El bueno, el feo y el malo
Los patrones que Sergio Leone inmortalizó con su icónico filme son, en el caso que nos ocupa, intercambiables en función del punto de vista del lector. Por ejemplo, Dell Glover, un hombre de raza negra, formación autodidacta y condición humilde que, inesperadamente, pasará a la historia como el mayor filtrador de discos conocido durante los primeros años de Internet.
Entre 1998 y 2009, y aprovechando su trabajo en la planta de fabricación de Universal en Kings Mountain (Carolina del Norte), Glover se las arregló para esquivar las medidas de seguridad de la fábrica y ripear y compartir más de 20.000 discos a través del grupo Rabid Neurosis. Entre otros muchos, los lanzamientos de la aristocracia musical del momento: Beyoncé, Kanye West, Madonna, Nick Cave, Pearl Jam, Oasis, Shakira, LCD Soundsystem, Nine Inch Nails, etc.
Cualquiera que haya descargado un álbum de éxito antes de 2009, estaba haciéndose una copia de un archivo generado en el ordenador de Dell Glover. “En el periodo que cubre el libro, el perfil del filtrador de discos era el de un joven que ve su actividad como una suerte de desafío a la autoridad y que no estaba especialmente interesado en conseguir una contrapartida económica. Hoy las cosas han cambiado y la piratería está dominada por individuos como Kim Dotcom o incluso organizaciones criminales que buscan conseguir beneficios millonarios con ellos. Los fundadores de The Pirate Bay, por ejemplo, se han desentendido de la versión moderna del site por su funcionamiento abiertamente capitalista. Este es un perfil reciente que no he tenido tiempo ni oportunidad de reflejar en este libro”.
No hay duda de que el papel de “el feo” en esta película le toca desempeñarlo a Karlheinz Brandenburg, padre del mp3. Witt le describe como “de una presencia física no demasiado imponente. Era muy alto pero caminaba encorvado, y su lenguaje corporal no transmitía seguridad”.
Este retrato se ajusta a su propia historia vital: a Brandenburg le tocó durante años desempeñar el papel de perdedor en una lucha feroz con MUSICAM (un grupo de investigadores financiado por Philips) y el MPEG (Moving Picture Experts Group), el comité de estándares que decide qué avances tecnológicos llegan al mercado de consumo y cuáles se quedan por el camino. Irónicamente, no fueron la industria ni la ley sino las filtraciones ilegales las que, contra el criterio del MPEG, convirtieron el mp3 en el estándar de la música en Internet. Más irónicamente todavía, Brandenburg fue siempre un ferviente defensor de los derechos de autor.
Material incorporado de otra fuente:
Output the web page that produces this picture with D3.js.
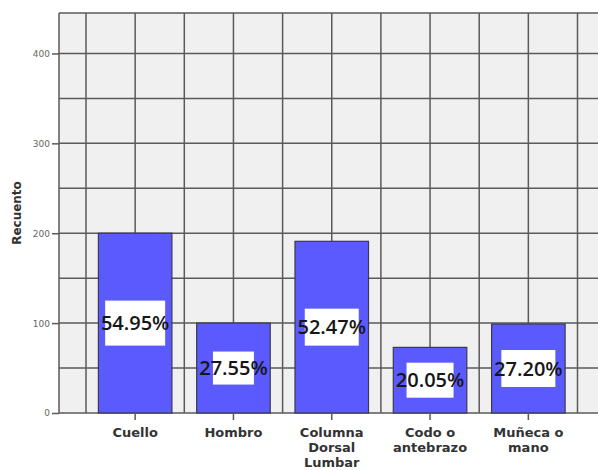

El tercer actor de esta tragicomedia sería Doug Morris, una de las figuras más decisivas en el devenir de la música popular durante las tres últimas décadas. En diferentes momentos de su carrera profesional ha estado al frente de las tres majors que todavía hoy sobreviven a la debacle financiera de la industria musical: Warner, Sony y Universal. A él se le atribuyen decisiones tan controvertidas como la apuesta por el rap gangsteril y abiertamente machista que causó furor en los noventa o la banalización del pop como consecuencia de su política de dar a la gente “aquello que estaban desando consumir”. O lo que es lo mismo, la obsesión de Morris por mejorar la cuenta de resultados de sus empresas y la suya propia.
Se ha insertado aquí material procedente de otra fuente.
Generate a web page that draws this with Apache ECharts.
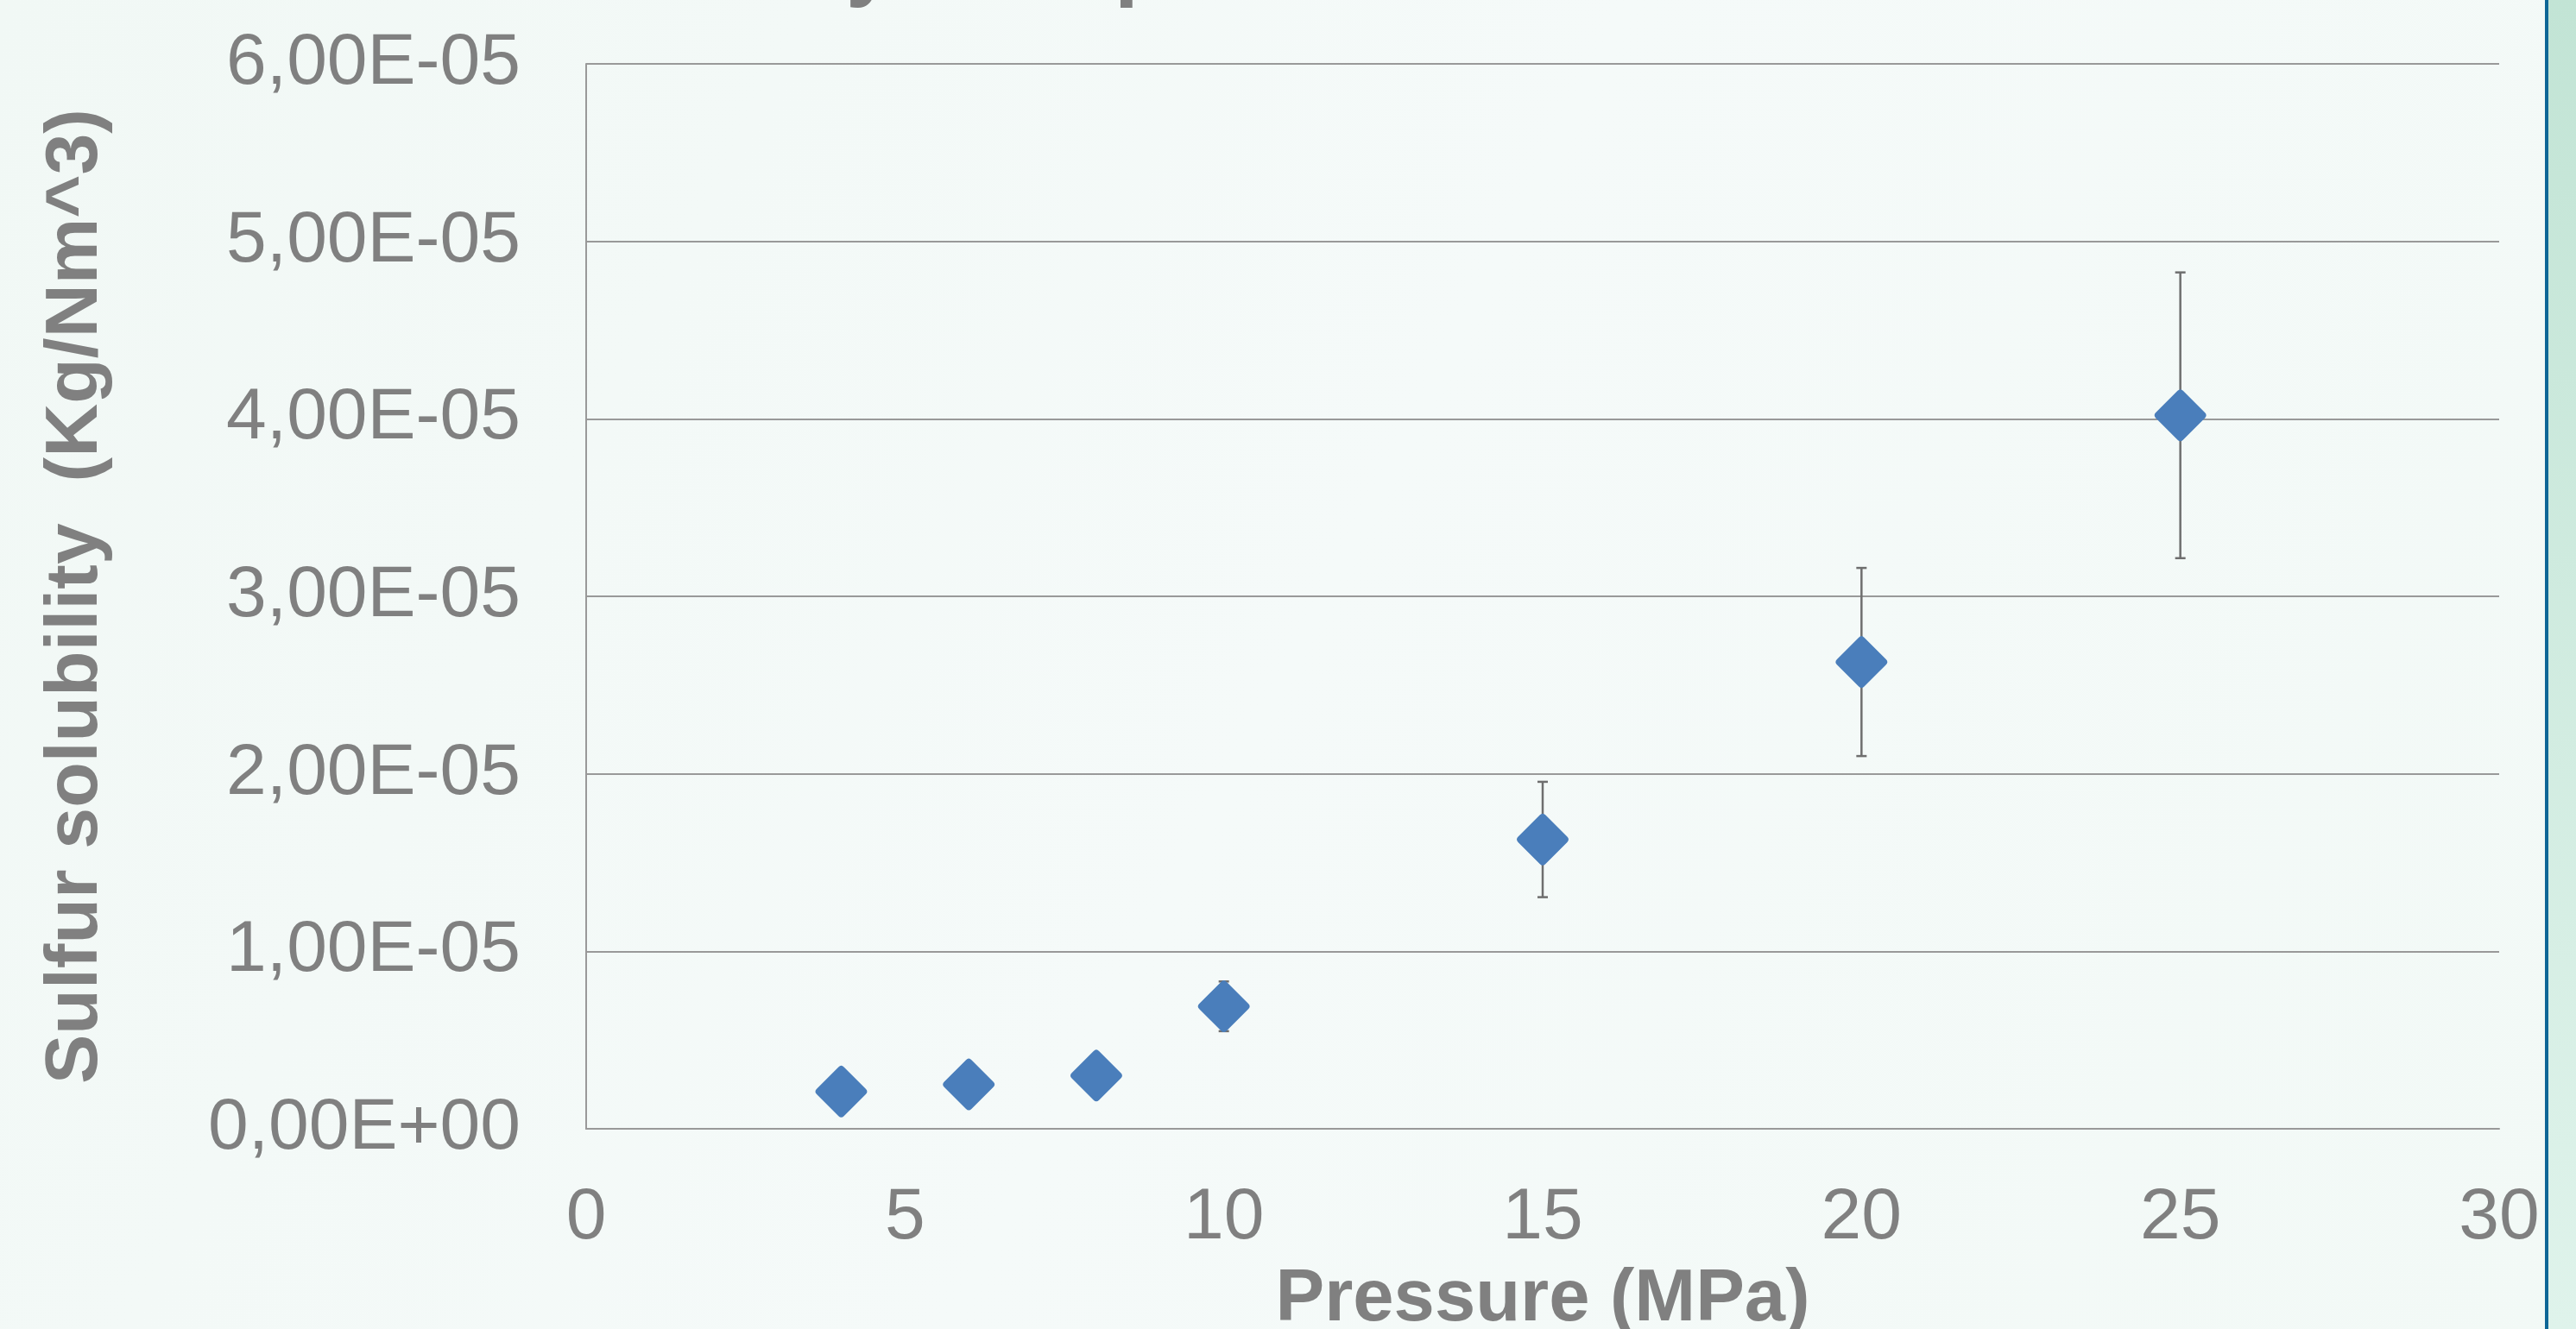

También a este capitoste discográfico se le achaca por acción u omisión la controvertida decisión de combatir la piratería con una batería de demandas millonarias a una serie de internautas cuyo crimen fue descargar ilícitamente un puñado de discos. Fue esta decisión la que hizo que la industria musical se ganarse el odio eterno de la mayor parte de la población mundial. En realidad la historia de Doug Morris está plagada de claros y oscuros que Stephen Witt pone de manifiesto en este libro para el que, desgraciadamente, no ha podido contar con la colaboración del directivo. Actualmente es el presidente y consejero delegado de Sony Music Entertainment.
De Napster a Spotify: una Odisea en el espacio digital
Lo fascinante de Cómo dejamos de pagar por la música es que algo tan presente en nuestro día a día como es escuchar nuestras canciones favoritas a través del ordenador o el móvil esconda tras de sí una historia como ésta. Y que tiene más de retrato generacional que de manual de consulta o de estudio sociológico.
“La piratería en la música es cosa del pasado. Contra todo pronóstico, esto no se ha traducido en una mejora de las ganancias para la industria. La música era un producto que adquirir en las tiendas, y ahora se ha convertido en un elemento omnipresente, algo que damos por sentado que tenemos a nuestra disposición, como ocurre con el agua o la electricidad. La magia consistente en sentir un disco como tuyo se ha transformado en un sentimiento de que toda la música del mundo nos pertenece por derecho. Muchas otras industrias -la TV, los libros, el periodismo- afrontan el mismo problema, y no hay una solución obvia para el problema. La pregunta es por qué la industria musical llegó a ser tan poderosa en un primer momento”.